It’s been eight years since KTM first evolved its sportbike range to include the single-cylinder RC 390 and apart from a handful of minor tweaks it’s been largely unaltered since then, making this complete redesign for 2022 the most significant in the model’s life.
It’s a rework that’s been a long time coming. Spy shots of revamped versions of the RC 390, along with the physically identical but smaller-capacity RC 125 that’s offered in Europe, have been emerging since as early as 2019, and we got shots of a near-final version of the 125 model back in February. Now KTM has finally decided that the development process is complete, and the bike is ready for its close-ups.
The new 2022 model’s styling is the clearest departure from the past. Where the old RC 390 was distinctive, with an unusual face including a vestigial beak below a pair of deeply inset headlights—perhaps a nod to the firm’s adventure and motocross bike roots—the new model targets aerodynamic efficiency, using lessons from KTM’s successful Moto3, Moto2, and MotoGP development programs.
Like the original RC 390, the nose is almost entirely made of clear plastic, eliminating the need for a separate windshield, but instead of being inset the new bike’s headlight is flush fitting, as are a pair of boomerang-shaped running lights and turn signals blended into either side. The bike’s side panels are now dual layer, designed to direct airflow away from the rider, and KTM has taken the unusual step of making the bike larger than before, gaining aero benefits in the process. As well as being more efficient, the new design also needs fewer fasteners to keep it in place, making maintenance easier than in the past.

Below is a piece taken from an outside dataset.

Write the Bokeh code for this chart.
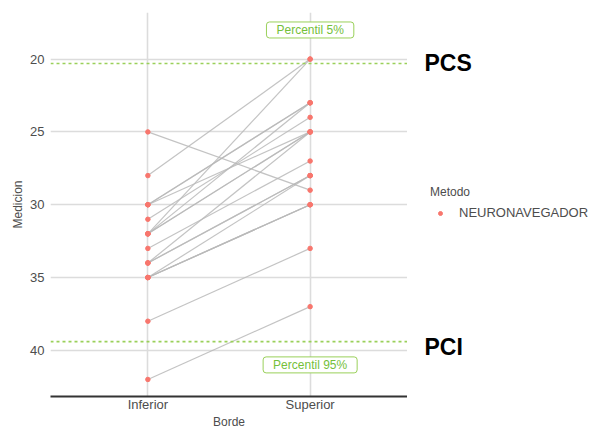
from bokeh.plotting import figure
from bokeh.models import Range1d, FixedTicker, Span, Label, Legend, LegendItem
from bokeh.layouts import row
from bokeh.embed import file_html
from bokeh.resources import INLINE

# ---- data ----
categories = ["Inferior", "Superior"]
inferior = [42, 38, 25, 28, 32, 30, 30, 30, 31, 32, 32, 32, 33, 34, 34, 34, 35, 35, 35, 35]
superior = [37, 33, 29, 20, 20, 23, 23, 25, 24, 23, 25, 25, 27, 25, 28, 28, 28, 30, 30, 30]
y_ticks = [20, 25, 30, 35, 40]
pcs_value = 20.3
pci_value = 39.4
method = "NEURONAVEGADOR"

FONT = "Liberation Sans"
GRID = "#dcdcdc"
GREEN = "#9ad05a"
GREEN_TXT = "#74c03a"
RED = "#F8766D"
H = 431
TOP, BOTTOM = 12, 34

yr = Range1d(43.17, 16.8)
p = figure(width=407, height=H, output_backend="svg", toolbar_location=None,
           x_range=Range1d(0.4, 2.6), y_range=yr,
           min_border_left=50, min_border_right=0, min_border_top=TOP, min_border_bottom=BOTTOM)
p.outline_line_color = None

cat_pos = {c: i + 1 for i, c in enumerate(categories)}

# axes
p.xaxis.ticker = FixedTicker(ticks=list(cat_pos.values()))
p.xaxis.major_label_overrides = {v: k for k, v in cat_pos.items()}
p.xaxis.axis_line_color = "#333333"
p.xaxis.axis_line_width = 2
p.xaxis.axis_label = "Borde"
p.xaxis.major_label_standoff = 0
p.xaxis.axis_label_standoff = 0

p.yaxis.ticker = FixedTicker(ticks=y_ticks)
p.yaxis.axis_line_color = None
p.yaxis.axis_label = "Medicion"
p.yaxis.major_label_standoff = 6
p.yaxis.axis_label_standoff = 2

for ax in (p.xaxis[0], p.yaxis[0]):
    ax.major_tick_line_color = None
    ax.minor_tick_line_color = None
    ax.major_tick_out = 0
    ax.minor_tick_out = 0
    ax.major_tick_in = 0
    ax.major_label_text_font = FONT
    ax.major_label_text_font_size = "13px"
    ax.major_label_text_color = "#4d4d4d"
    ax.axis_label_text_font = FONT
    ax.axis_label_text_font_size = "12px"
    ax.axis_label_text_font_style = "normal"
    ax.axis_label_text_color = "#4d4d4d"

p.xgrid.ticker = FixedTicker(ticks=list(cat_pos.values()))
p.ygrid.ticker = FixedTicker(ticks=y_ticks)
p.xgrid.grid_line_color = GRID
p.ygrid.grid_line_color = GRID
p.xgrid.grid_line_width = 1.6
p.ygrid.grid_line_width = 1.6

# percentile lines
for v in (pcs_value, pci_value):
    p.add_layout(Span(location=v, dimension="width", line_color=GREEN,
                      line_width=1.6, line_dash="3 3"))

# paired lines
n = len(inferior)
x0 = [cat_pos["Inferior"]] * n
x1 = [cat_pos["Superior"]] * n
p.segment(x0=x0, y0=inferior, x1=x1, y1=superior, line_color="#b8b8b8",
          line_width=1.2, line_alpha=0.85)

# points
p.scatter(x=x0, y=inferior, size=4.5, color=RED)
p.scatter(x=x1, y=superior, size=4.5, color=RED)

# percentile labels
for yv, txt in ((18.0, "Percentil 5%"), (41.0, "Percentil 95%")):
    p.add_layout(Label(x=cat_pos["Superior"], y=yv, text=txt, text_align="center",
                       text_baseline="middle", text_font=FONT, text_font_size="12px",
                       text_color=GREEN_TXT, background_fill_color="white",
                       border_line_color=GREEN, border_line_width=1,
                       border_radius=3, padding=(10, 1)))

# ---- side panel: PCS / PCI and legend ----
p2 = figure(width=188, height=H, output_backend="svg", toolbar_location=None,
            x_range=Range1d(0, 188), y_range=yr,
            min_border_left=0, min_border_right=0, min_border_top=TOP, min_border_bottom=BOTTOM)
p2.outline_line_color = None
p2.axis.visible = False
p2.grid.visible = False

for yv, txt in ((pcs_value, "PCS"), (39.75, "PCI")):
    p2.add_layout(Label(x=17, y=yv, text=txt, text_align="left", text_baseline="middle",
                        text_font=FONT, text_font_size="23px", text_font_style="bold",
                        text_color="black"))

# legend proxy (placed outside the visible range)
legend_r = p2.scatter(x=[-50], y=[superior[0]], size=4.5, color=RED)
lg = Legend(items=[LegendItem(label=method, renderers=[legend_r])])
lg.title = "Metodo"
lg.title_text_font = FONT
lg.title_text_font_size = "12px"
lg.title_text_color = "#4d4d4d"
lg.title_text_font_style = "normal"
lg.title_standoff = 6
lg.label_text_font = FONT
lg.label_text_font_size = "13px"
lg.label_text_color = "#4d4d4d"
lg.label_standoff = 9
lg.glyph_width = 20
lg.glyph_height = 10
lg.padding = 0
lg.margin = 0
lg.spacing = 0
lg.border_line_color = None
lg.background_fill_alpha = 0
lg.location = (23, 176)
p2.add_layout(lg)

layout = row(p, p2, spacing=0)
open("out.html", "w").write(file_html(layout, INLINE))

Although visually similar to the previous version, KTM says the frame is new, 3.3 pounds lighter than its forebear and featuring a noticeably redesigned subframe for the seat. Above that sits a slimmer tail, but a thicker pillion seat pad—adding comfort while reducing mass.
A new 3.6-gallon fuel tank sits ahead of an airbox that’s 40 percent larger than before, improving torque from the RC 390′s 373cc single, though power remains unchanged at 43 hp. The engine might be largely carried over from the previous model, but its control electronics take a huge step forward for 2022. The ride-by-wire now includes cornering traction control, thanks to an inertial measurement unit, and the ABS for the ByBre brakes (Brembo’s low-cost range) also works while the bike is banked over.
It might be a sportbike but the RC 390 gets KTM’s Supermoto ABS system, which adds a mode that disconnects the rear antilock system so you can slide into corners. The same setting also disables the rear-wheel lift control system so you can brake deeper into corners even if the back tire is off the ground, though activating the Supermoto mode does mean the ABS loses its ability to work when the bike is banked over.
Optionally, buyers can add KTM’s Quickshifter+ system to allow up- and downshifts without using the clutch or closing the throttle on upshifts. A new color TFT dash replaces the dated-looking LCD of the previous model and, as with so many new bikes, gives the RC 390 the ability to link with your smartphone for music and calls, with bar-mounted controls for both.
Given that the RC 390 doesn’t change out-and-out straight-line speed, it’s no surprise that KTM has concentrated on its ability in corners. The new 2022 model gets new suspension in that quest, with 43mm WP Apex inverted cartridge fork, complete with a wide range (30 clicks) of compression and rebound damping adjustment via easy-to-use thumbwheels on the fork tops. A hollow front axle reduces weight, along with new wheels that cut 7.5 pounds from the bike’s unsprung and rotating mass, promising a significant improvement in direction changes.
The rear shock, also a WP Apex unit, also offers rebound and preload adjustment, so despite its diminutive size the RC 390 has much the same level of adaptability as a full-size superbike.
Although the US market only gets the RC 390, the smaller RC 125 sold elsewhere features the same changes to the chassis and bodywork, albeit without the same level of suspension adjustability and losing the IMU-operated cornering electronics.